### Description of the task
Leave out the pictures and repeat the rest of the material exactly.

### Data
►

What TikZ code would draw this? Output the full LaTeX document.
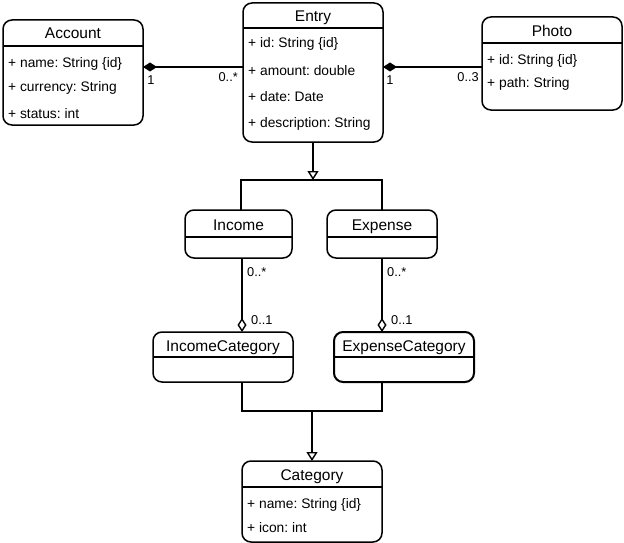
\documentclass[tikz,border=0pt]{standalone}
\usepackage{fontspec}
\setmainfont{Liberation Sans}
\usetikzlibrary{arrows.meta}
\frenchspacing
\tikzset{
  cls/.style={draw, line width=1.5pt, rounded corners=9pt, inner sep=0pt, outer sep=0pt},
  sepline/.style={line width=1.3pt},
  ttl/.style={inner sep=0pt, text height=11pt, text depth=0pt, font=\fontsize{15.5}{17}\selectfont},
  attr/.style={inner sep=0pt, anchor=west, text height=10pt, text depth=0pt, font=\fontsize{13.8}{16}\selectfont},
  mult/.style={inner sep=0pt, text height=9pt, text depth=0pt, font=\fontsize{12.8}{14}\selectfont},
  conn/.style={line width=1.4pt},
  compo/.style={conn, {Diamond[length=14pt,width=9pt]}-},
  aggr/.style={conn, -{Diamond[open,length=14pt,width=9pt]}},
  gener/.style={conn, -{Triangle[open,length=9pt,width=11pt]}},
}
\begin{document}
\begin{tikzpicture}[x=1pt,y=-1pt]
\useasboundingbox (0,0) rectangle (624,543);
% Account
\node[cls, minimum width=140pt, minimum height=105pt] (account) at (73,72.5) {};
\draw[sepline] (account.west |- 0,46) -- (account.east |- 0,46);
\node[ttl] (accountT) at (73,33) {Account};
\node[attr] (acc1) at (8,62) {+ name: String \{id\}};
\node[attr] (acc2) at (8,87) {+ currency: String};
\node[attr] (acc3) at (8,113) {+ status: int};
% Entry
\node[cls, minimum width=140pt, minimum height=139pt] (entry) at (313,72.5) {};
\draw[sepline] (entry.west |- 0,28) -- (entry.east |- 0,28);
\node[ttl] (entryT) at (313,16) {Entry};
\node[attr] (ent1) at (248,43) {+ id: String \{id\}};
\node[attr] (ent2) at (248,70) {+ amount: double};
\node[attr] (ent3) at (248,96) {+ date: Date};
\node[attr] (ent4) at (248,122) {+ description: String};
% Photo
\node[cls, minimum width=140pt, minimum height=93pt] (photo) at (552,63.5) {};
\draw[sepline] (photo.west |- 0,43) -- (photo.east |- 0,43);
\node[ttl] (photoT) at (552,31) {Photo};
\node[attr] (ph1) at (487,60) {+ id: String \{id\}};
\node[attr] (ph2) at (487,83) {+ path: String};
% Income
\node[cls, minimum width=107pt, minimum height=48pt] (income) at (238.5,234) {};
\draw[sepline] (income.west |- 0,237) -- (income.east |- 0,237);
\node[ttl] (incomeT) at (238.5,225) {Income};
% Expense
\node[cls, minimum width=110pt, minimum height=48pt] (expense) at (382,234) {};
\draw[sepline] (expense.west |- 0,237) -- (expense.east |- 0,237);
\node[ttl] (expenseT) at (382,225) {Expense};
% IncomeCategory
\node[cls, minimum width=140pt, minimum height=50pt] (inccat) at (223,357) {};
\draw[sepline] (inccat.west |- 0,357) -- (inccat.east |- 0,357);
\node[ttl] (inccatT) at (223,346) {IncomeCategory};
% ExpenseCategory
\node[cls, line width=2pt, minimum width=140pt, minimum height=50pt] (expcat) at (404,357) {};
\draw[sepline] (expcat.west |- 0,357) -- (expcat.east |- 0,357);
\node[ttl] (expcatT) at (404,346) {ExpenseCategory};
% Category
\node[cls, minimum width=140pt, minimum height=81pt] (category) at (312,501.5) {};
\draw[sepline] (category.west |- 0,487) -- (category.east |- 0,487);
\node[ttl] (categoryT) at (312,475) {Category};
\node[attr] (cat1) at (247,503) {+ name: String \{id\}};
\node[attr] (cat2) at (247,527) {+ icon: int};
% Compositions
\draw[compo] (account.east |- 0,67) -- (entry.west |- 0,67);
\node[mult] (m1) at (151,80) {1};
\node[mult, anchor=east] (m2) at (238,77) {0..*};
\draw[compo] (entry.east |- 0,67) -- (photo.west |- 0,67);
\node[mult] (m3) at (390,80) {1};
\node[mult, anchor=east] (m4) at (479,77) {0..3};
% Generalization Entry
\coordinate (g1) at (313,180);
\draw[gener] (entry.south) -- (g1);
\draw[conn] ([xshift=2.5pt]income.north) |- (g1) -| (expense.north);
% Aggregations
\draw[aggr] (income.south -| 242,0) -- (inccat.north -| 242,0);
\node[mult, anchor=west] (m5) at (247,272) {0..*};
\node[mult, anchor=west] (m6) at (251,320) {0..1};
\draw[aggr] (expense.south) -- (expcat.north -| expense.south);
\node[mult, anchor=west] (m7) at (387,272) {0..*};
\node[mult, anchor=west] (m8) at (391,320) {0..1};
% Generalization Category
\coordinate (g2) at (312,411);
\draw[conn] (inccat.south -| 242,0) |- (g2) -| (expcat.south -| 382,0);
\draw[gener] (g2) -- (category.north);
\end{tikzpicture}
\end{document}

◄

### Worked solution
What TikZ code would draw this? Output the full LaTeX document.
\documentclass[tikz,border=0pt]{standalone}
\usepackage{fontspec}
\setmainfont{Liberation Sans}
\usetikzlibrary{arrows.meta}
\frenchspacing
\tikzset{
  cls/.style={draw, line width=1.5pt, rounded corners=9pt, inner sep=0pt, outer sep=0pt},
  sepline/.style={line width=1.3pt},
  ttl/.style={inner sep=0pt, text height=11pt, text depth=0pt, font=\fontsize{15.5}{17}\selectfont},
  attr/.style={inner sep=0pt, anchor=west, text height=10pt, text depth=0pt, font=\fontsize{13.8}{16}\selectfont},
  mult/.style={inner sep=0pt, text height=9pt, text depth=0pt, font=\fontsize{12.8}{14}\selectfont},
  conn/.style={line width=1.4pt},
  compo/.style={conn, {Diamond[length=14pt,width=9pt]}-},
  aggr/.style={conn, -{Diamond[open,length=14pt,width=9pt]}},
  gener/.style={conn, -{Triangle[open,length=9pt,width=11pt]}},
}
\begin{document}
\begin{tikzpicture}[x=1pt,y=-1pt]
\useasboundingbox (0,0) rectangle (624,543);
% Account
\node[cls, minimum width=140pt, minimum height=105pt] (account) at (73,72.5) {};
\draw[sepline] (account.west |- 0,46) -- (account.east |- 0,46);
\node[ttl] (accountT) at (73,33) {Account};
\node[attr] (acc1) at (8,62) {+ name: String \{id\}};
\node[attr] (acc2) at (8,87) {+ currency: String};
\node[attr] (acc3) at (8,113) {+ status: int};
% Entry
\node[cls, minimum width=140pt, minimum height=139pt] (entry) at (313,72.5) {};
\draw[sepline] (entry.west |- 0,28) -- (entry.east |- 0,28);
\node[ttl] (entryT) at (313,16) {Entry};
\node[attr] (ent1) at (248,43) {+ id: String \{id\}};
\node[attr] (ent2) at (248,70) {+ amount: double};
\node[attr] (ent3) at (248,96) {+ date: Date};
\node[attr] (ent4) at (248,122) {+ description: String};
% Photo
\node[cls, minimum width=140pt, minimum height=93pt] (photo) at (552,63.5) {};
\draw[sepline] (photo.west |- 0,43) -- (photo.east |- 0,43);
\node[ttl] (photoT) at (552,31) {Photo};
\node[attr] (ph1) at (487,60) {+ id: String \{id\}};
\node[attr] (ph2) at (487,83) {+ path: String};
% Income
\node[cls, minimum width=107pt, minimum height=48pt] (income) at (238.5,234) {};
\draw[sepline] (income.west |- 0,237) -- (income.east |- 0,237);
\node[ttl] (incomeT) at (238.5,225) {Income};
% Expense
\node[cls, minimum width=110pt, minimum height=48pt] (expense) at (382,234) {};
\draw[sepline] (expense.west |- 0,237) -- (expense.east |- 0,237);
\node[ttl] (expenseT) at (382,225) {Expense};
% IncomeCategory
\node[cls, minimum width=140pt, minimum height=50pt] (inccat) at (223,357) {};
\draw[sepline] (inccat.west |- 0,357) -- (inccat.east |- 0,357);
\node[ttl] (inccatT) at (223,346) {IncomeCategory};
% ExpenseCategory
\node[cls, line width=2pt, minimum width=140pt, minimum height=50pt] (expcat) at (404,357) {};
\draw[sepline] (expcat.west |- 0,357) -- (expcat.east |- 0,357);
\node[ttl] (expcatT) at (404,346) {ExpenseCategory};
% Category
\node[cls, minimum width=140pt, minimum height=81pt] (category) at (312,501.5) {};
\draw[sepline] (category.west |- 0,487) -- (category.east |- 0,487);
\node[ttl] (categoryT) at (312,475) {Category};
\node[attr] (cat1) at (247,503) {+ name: String \{id\}};
\node[attr] (cat2) at (247,527) {+ icon: int};
% Compositions
\draw[compo] (account.east |- 0,67) -- (entry.west |- 0,67);
\node[mult] (m1) at (151,80) {1};
\node[mult, anchor=east] (m2) at (238,77) {0..*};
\draw[compo] (entry.east |- 0,67) -- (photo.west |- 0,67);
\node[mult] (m3) at (390,80) {1};
\node[mult, anchor=east] (m4) at (479,77) {0..3};
% Generalization Entry
\coordinate (g1) at (313,180);
\draw[gener] (entry.south) -- (g1);
\draw[conn] ([xshift=2.5pt]income.north) |- (g1) -| (expense.north);
% Aggregations
\draw[aggr] (income.south -| 242,0) -- (inccat.north -| 242,0);
\node[mult, anchor=west] (m5) at (247,272) {0..*};
\node[mult, anchor=west] (m6) at (251,320) {0..1};
\draw[aggr] (expense.south) -- (expcat.north -| expense.south);
\node[mult, anchor=west] (m7) at (387,272) {0..*};
\node[mult, anchor=west] (m8) at (391,320) {0..1};
% Generalization Category
\coordinate (g2) at (312,411);
\draw[conn] (inccat.south -| 242,0) |- (g2) -| (expcat.south -| 382,0);
\draw[gener] (g2) -- (category.north);
\end{tikzpicture}
\end{document}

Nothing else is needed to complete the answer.